The switch comes after the River Bandits spent the previous eight seasons with the Houston Astros in Single-A.
“It’s like you just broke up with your girlfriend, and then you just started dating Miss America. That’s what it’s like being with the Royals,” Heller said. “They really care about the minor leagues, they develop their players and they know what we know; The players that our fans see today are going to be the stars of Kansas City tomorrow.”
The new structure also comes with 10-year agreements to stay affiliated with the Royals and remain at Modern Woodmen Park in Davenport. Part of the deal includes millions of dollars in planned renovations in order for the team to uphold certain standards and avoid losing their MLB ties like Burlington and Clinton.
On August 25, Davenport City Council approved a $2 million budget to build a floodwall on the northeast side of Modern Woodmen Park, a new workout and fitness room, and renovations to the home and visiting clubhouses.

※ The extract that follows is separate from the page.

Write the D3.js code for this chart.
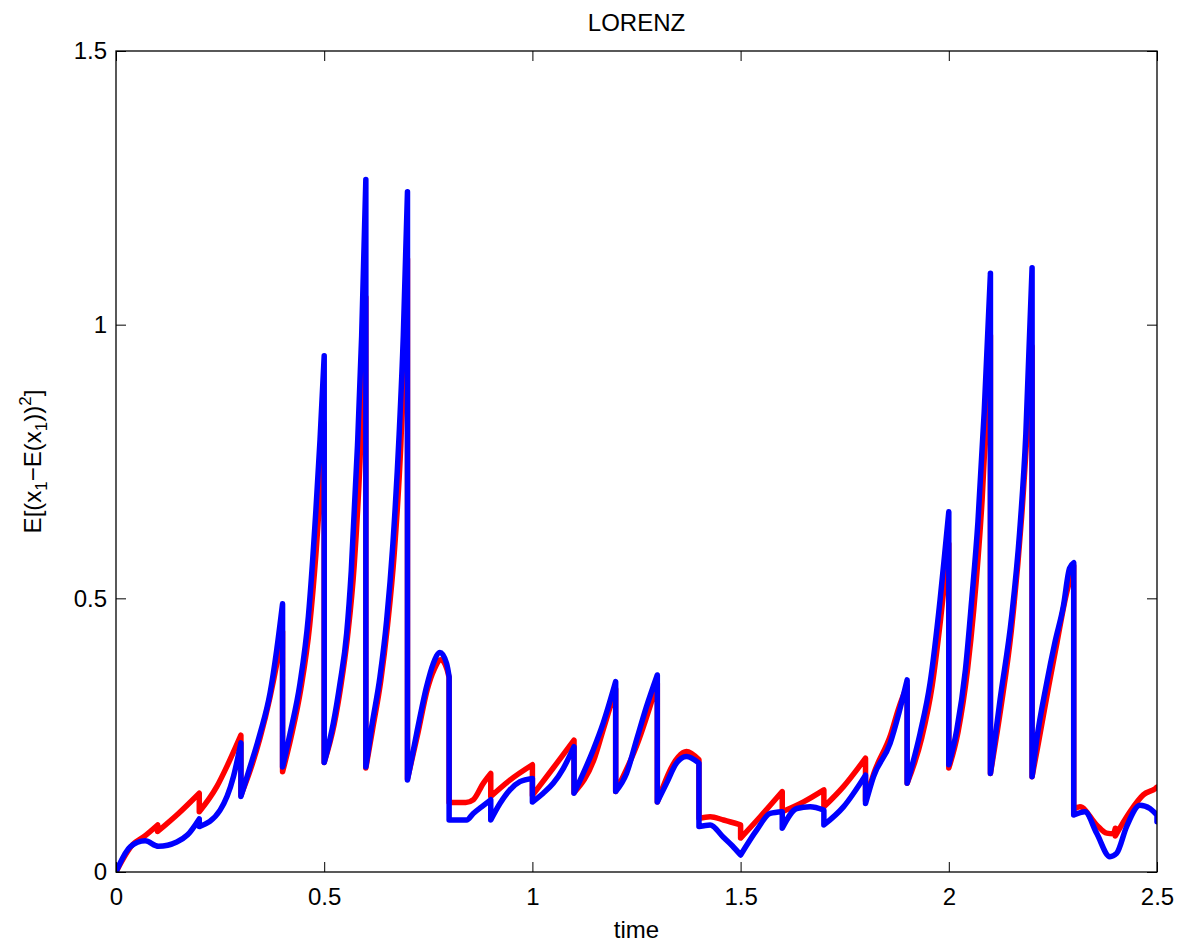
<!DOCTYPE html>
<html>
<head>
<meta charset="utf-8">
<script src="https://cdn.jsdelivr.net/npm/d3@7"></script>
<style>
  body { margin: 0; background: #fff; }
  text { font-family: "Liberation Sans", Arial, sans-serif; fill: #000; }
</style>
</head>
<body>
<svg id="chart" width="1194" height="946"></svg>
<script>
// values (time, variance); repeated times are the jumps
let blueT = [0, 0.034, 0.07, 0.102, 0.146, 0.172, 0.2, 0.2,
  0.25, 0.282, 0.3, 0.3, 0.322, 0.346, 0.37, 0.386, 0.4,
  0.4, 0.418, 0.442, 0.462, 0.48, 0.49, 0.5,
  0.5, 0.522, 0.538, 0.554, 0.565, 0.58, 0.59, 0.6,
  0.6, 0.614, 0.634, 0.65, 0.665, 0.68, 0.69, 0.7,
  0.7, 0.722, 0.746, 0.762, 0.778, 0.794, 0.8,
  0.8, 0.842, 0.858, 0.878, 0.9,
  0.9, 0.922, 0.946, 0.97, 1.0,
  1.0, 1.026, 1.05, 1.074, 1.1,
  1.1, 1.122, 1.146, 1.17, 1.2,
  1.2, 1.226, 1.25, 1.274, 1.3,
  1.3, 1.322, 1.346, 1.37, 1.4,
  1.4, 1.427, 1.458, 1.48, 1.5,
  1.5, 1.539, 1.571, 1.6,
  1.6, 1.635, 1.667, 1.7,
  1.7, 1.747, 1.8,
  1.8, 1.819, 1.859, 1.88, 1.9,
  1.9, 1.931, 1.955, 1.979, 1.99, 2.0,
  2.0, 2.019, 2.04, 2.055, 2.07, 2.085, 2.1,
  2.1, 2.123, 2.151, 2.17, 2.185, 2.2,
  2.2, 2.211, 2.235, 2.255, 2.275, 2.29, 2.3,
  2.3, 2.327, 2.355, 2.387, 2.403, 2.427, 2.459, 2.483, 2.5, 2.5];
let blueV = [0, 0.046, 0.057, 0.047, 0.055, 0.068, 0.097, 0.083,
  0.113, 0.174, 0.236, 0.138, 0.192, 0.253, 0.327, 0.406, 0.49,
  0.192, 0.253, 0.345, 0.467, 0.66, 0.79, 0.943,
  0.2, 0.272, 0.345, 0.436, 0.55, 0.78, 0.98, 1.265,
  0.192, 0.265, 0.357, 0.46, 0.6, 0.8, 0.98, 1.243,
  0.168, 0.253, 0.339, 0.381, 0.401, 0.381, 0.357,
  0.095, 0.095, 0.107, 0.119, 0.132,
  0.095, 0.125, 0.15, 0.165, 0.171,
  0.128, 0.144, 0.162, 0.189, 0.229,
  0.144, 0.18, 0.223, 0.272, 0.348,
  0.147, 0.18, 0.241, 0.302, 0.36,
  0.128, 0.162, 0.199, 0.211, 0.199,
  0.083, 0.086, 0.064, 0.048, 0.031,
  0.031, 0.077, 0.107, 0.11,
  0.08, 0.116, 0.119, 0.113,
  0.086, 0.119, 0.177,
  0.125, 0.174, 0.235, 0.29, 0.351,
  0.162, 0.253, 0.345, 0.497, 0.58, 0.658,
  0.196, 0.259, 0.37, 0.497, 0.64, 0.84, 1.094,
  0.18, 0.314, 0.467, 0.62, 0.8, 1.104,
  0.174, 0.241, 0.345, 0.42, 0.485, 0.555, 0.565,
  0.104, 0.11, 0.071, 0.028, 0.034, 0.083, 0.122, 0.116, 0.104, 0.092];

let redT = [0, 0.04, 0.066, 0.1, 0.1, 0.15, 0.2, 0.2,
  0.242, 0.27, 0.3, 0.3, 0.322, 0.346, 0.37, 0.386, 0.4,
  0.4, 0.42, 0.444, 0.465, 0.48, 0.5,
  0.5, 0.524, 0.54, 0.556, 0.572, 0.586, 0.6,
  0.6, 0.616, 0.636, 0.652, 0.668, 0.684, 0.7,
  0.7, 0.724, 0.748, 0.764, 0.78, 0.795, 0.8,
  0.8, 0.84, 0.858, 0.882, 0.9,
  0.9, 0.946, 1.0,
  1.0, 1.05, 1.1,
  1.1, 1.15, 1.17, 1.2,
  1.2, 1.25, 1.3,
  1.3, 1.35, 1.37, 1.4,
  1.4, 1.427, 1.459, 1.5, 1.5, 1.547, 1.6,
  1.6, 1.651, 1.7,
  1.7, 1.747, 1.8,
  1.8, 1.82, 1.86, 1.88, 1.9,
  1.9, 1.935, 1.96, 1.98, 2.0,
  2.0, 2.022, 2.045, 2.06, 2.08, 2.1,
  2.1, 2.125, 2.15, 2.175, 2.2,
  2.2, 2.215, 2.24, 2.26, 2.28, 2.3,
  2.3, 2.315, 2.355, 2.379, 2.395, 2.4, 2.4, 2.435, 2.467, 2.497, 2.5];
let redV = [0, 0.05, 0.064, 0.086, 0.074, 0.107, 0.144, 0.11,
  0.156, 0.199, 0.25, 0.14, 0.185, 0.245, 0.32, 0.38, 0.44,
  0.183, 0.245, 0.335, 0.45, 0.58, 0.82,
  0.2, 0.27, 0.34, 0.43, 0.56, 0.75, 1.05,
  0.19, 0.26, 0.35, 0.45, 0.58, 0.78, 1.12,
  0.17, 0.25, 0.335, 0.37, 0.388, 0.37, 0.355,
  0.127, 0.127, 0.132, 0.162, 0.18,
  0.138, 0.168, 0.196,
  0.14, 0.19, 0.241,
  0.145, 0.21, 0.26, 0.335,
  0.147, 0.23, 0.345,
  0.128, 0.21, 0.22, 0.205,
  0.098, 0.101, 0.095, 0.086, 0.062, 0.101, 0.147,
  0.11, 0.128, 0.15,
  0.119, 0.156, 0.208,
  0.13, 0.18, 0.25, 0.3, 0.34,
  0.162, 0.245, 0.34, 0.46, 0.6,
  0.19, 0.255, 0.37, 0.48, 0.68, 0.98,
  0.18, 0.3, 0.44, 0.65, 0.96,
  0.174, 0.235, 0.34, 0.42, 0.5, 0.56,
  0.115, 0.119, 0.086, 0.071, 0.07, 0.08, 0.066, 0.11, 0.141, 0.153, 0.155];

let xTicks = [0, 0.5, 1, 1.5, 2, 2.5];
let yTicks = [0, 0.5, 1, 1.5];

let margin = {left: 116, right: 37, top: 51, bottom: 74};
let width = 1194, height = 946;

let svg = d3.select("#chart");

let x = d3.scaleLinear()
          .domain([0, 2.5])
          .range([margin.left, width - margin.right]);
let y = d3.scaleLinear()
          .domain([0, 1.5])
          .range([height - margin.bottom, margin.top]);

svg.append("clipPath")
  .attr("id", "plotclip")
  .append("rect")
  .attr("x", margin.left)
  .attr("y", margin.top)
  .attr("width", x.range()[1] - margin.left)
  .attr("height", y.range()[0] - margin.top);

let line = d3.line()
  .curve(d3.curveMonotoneX)
  .x(d => x(d[0]))
  .y(d => y(d[1]));

// split at the jumps (same time twice), smooth each piece, join with straight drops
function jumpPath(ts, vs) {
  let pieces = [[]];
  ts.forEach((t, i) => {
    if (i > 0 && t === ts[i - 1]) pieces.push([]);
    pieces[pieces.length - 1].push([t, vs[i]]);
  });
  return pieces
    .filter(p => p.length > 0)
    .map((p, i) => {
      let d = p.length > 1 ? line(p) : `M${x(p[0][0])},${y(p[0][1])}`;
      return i === 0 ? d : "L" + d.slice(1);
    })
    .join("");
}

let series = [
  {color: "#ff0000", d: jumpPath(redT, redV)},
  {color: "#0000ff", d: jumpPath(blueT, blueV)}
];

svg.append("g")
  .attr("clip-path", "url(#plotclip)")
  .selectAll("path")
  .data(series)
  .enter()
  .append("path")
  .attr("d", s => s.d)
  .attr("fill", "none")
  .attr("stroke", s => s.color)
  .attr("stroke-width", 5.5)
  .attr("stroke-linejoin", "round")
  .attr("stroke-linecap", "round");

// axes, ticks pointing inward like matlab
let fontSize = 24;
function styleAxis(g) {
  g.select(".domain").remove();
  g.selectAll(".tick line").attr("stroke", "#000").attr("stroke-width", 1);
  g.selectAll(".tick text")
    .attr("font-size", fontSize)
    .attr("font-family", "Liberation Sans, Arial, sans-serif")
    .attr("fill", "#000");
}

svg.append("g")
  .attr("transform", `translate(0,${y(0)})`)
  .call(d3.axisBottom(x).tickValues(xTicks).tickSize(-10).tickPadding(16).tickFormat(d3.format("")))
  .call(styleAxis);
svg.append("g")
  .attr("transform", `translate(0,${y(1.5)})`)
  .call(d3.axisTop(x).tickValues(xTicks).tickSize(-10).tickFormat(""))
  .call(styleAxis);
svg.append("g")
  .attr("transform", `translate(${x(0)},0)`)
  .call(d3.axisLeft(y).tickValues(yTicks).tickSize(-10).tickPadding(9).tickFormat(d3.format("")))
  .call(styleAxis);
svg.append("g")
  .attr("transform", `translate(${x(2.5)},0)`)
  .call(d3.axisRight(y).tickValues(yTicks).tickSize(-10).tickFormat(""))
  .call(styleAxis);

svg.append("rect")
  .attr("x", x(0))
  .attr("y", y(1.5))
  .attr("width", x(2.5) - x(0))
  .attr("height", y(0) - y(1.5))
  .attr("fill", "none")
  .attr("stroke", "#000")
  .attr("stroke-width", 1.3);

svg.append("text")
  .attr("x", (x(0) + x(2.5)) / 2)
  .attr("y", 31)
  .attr("text-anchor", "middle")
  .attr("font-size", fontSize)
  .text("LORENZ");

svg.append("text")
  .attr("x", (x(0) + x(2.5)) / 2)
  .attr("y", 938)
  .attr("text-anchor", "middle")
  .attr("font-size", fontSize)
  .text("time");

let ylab = svg.append("text")
  .attr("transform", `translate(41,${(y(0) + y(1.5)) / 2}) rotate(-90)`)
  .attr("text-anchor", "middle")
  .attr("font-size", fontSize);
ylab.append("tspan").text("E[(x");
ylab.append("tspan").attr("dy", 6).attr("font-size", 17).text("1");
ylab.append("tspan").attr("dy", -6).text("\u2212E(x");
ylab.append("tspan").attr("dy", 6).attr("font-size", 17).text("1");
ylab.append("tspan").attr("dy", -6).text("))");
ylab.append("tspan").attr("dy", -10).attr("font-size", 17).text("2");
ylab.append("tspan").attr("dy", 10).text("]");
</script>
</body>
</html>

This is just one part of $5 million in planned renovations for the 90-year-old ballpark which has become an icon to Davenport and the Quad Cities area.
“When we have first-rate amenities that MLB has insisted on, that gives us something of an advantage for our players,” Heller said. “That’s how we develop a winning culture, and that’s what we’ve been doing.”
Heller explained he isn’t quite sure what the future renovations could look like after this season, but added the team has their finances prepared for whatever is needed.
Those dollars could go towards fixing up the stadium while also providing up-to-date facilities for the team.
Minor League Baseball players have no union or official representation. Groups like Advocates for Minor Leaguers share content from players who post their facilities and amenities provided by some organizations.
The following posts are reportedly from players in the organizations affiliated with the Chicago Cubs, St. Louis Cardinals, and Oakland A's.
The less-than-ideal team provided perks that come with an average in-season pay of $600 per week among Single-A, Double-A, and Triple-A players can be a burden for any individual chasing a dream.
Knowing the River Bandits players are taken care of is something Heller says himself and the Royals organization takes pride in, and he credits all the success of the organization to those same individuals on the field.
“The players are everything, you can’t play baseball without them,” Heller said. “Making sure they’re [the players] happy, healthy, and comfortable is very important to us. It’s why we don’t skimp on anything we give them.”
The success on the field might be able to back that up.
In Heller's tenure, the River Bandits have won three championships in seven seasons and has also boasted accolades off the field.
In 2013, Modern Woodmen Park was voted "best minor-league park" by readers of USA Today and earned a five-star rating from Ballpark Digest in 2015.
Originally built in 1931, Heller believes the history of Modern Woodmen Park is etched in Quad Cities history forever.
“I think this ballpark and this team are every bit a part of the Quad Cities as any bridges or anything else,” Heller said. “This team means everything to the community, and this community means everything to this team. A championship city deserves a championship team.”
Modern Woodmen is something of a historical landmark to the Quad Cities. Like Wrigley and Fenway, it holds a true nostalgia, but needs proper renovations to continue hosting games in the modern era and beyond.
When asked about the future of baseball in the Quad Cities, Heller believes it will be similar to what takes place today.
It's been 20 years since the last renovations, but Heller says the maintenance will provide for a better version of what can be an already memorable experience.
“I think it looks a lot like what it does today,” Heller said. “[It's] the most beautiful ballpark in America, underneath one of the most beautiful bridges in America on the shores of the Mississippi, with a fantastic and gorgeous Ferris wheel and double-decker carousal. The main things aren't going to change."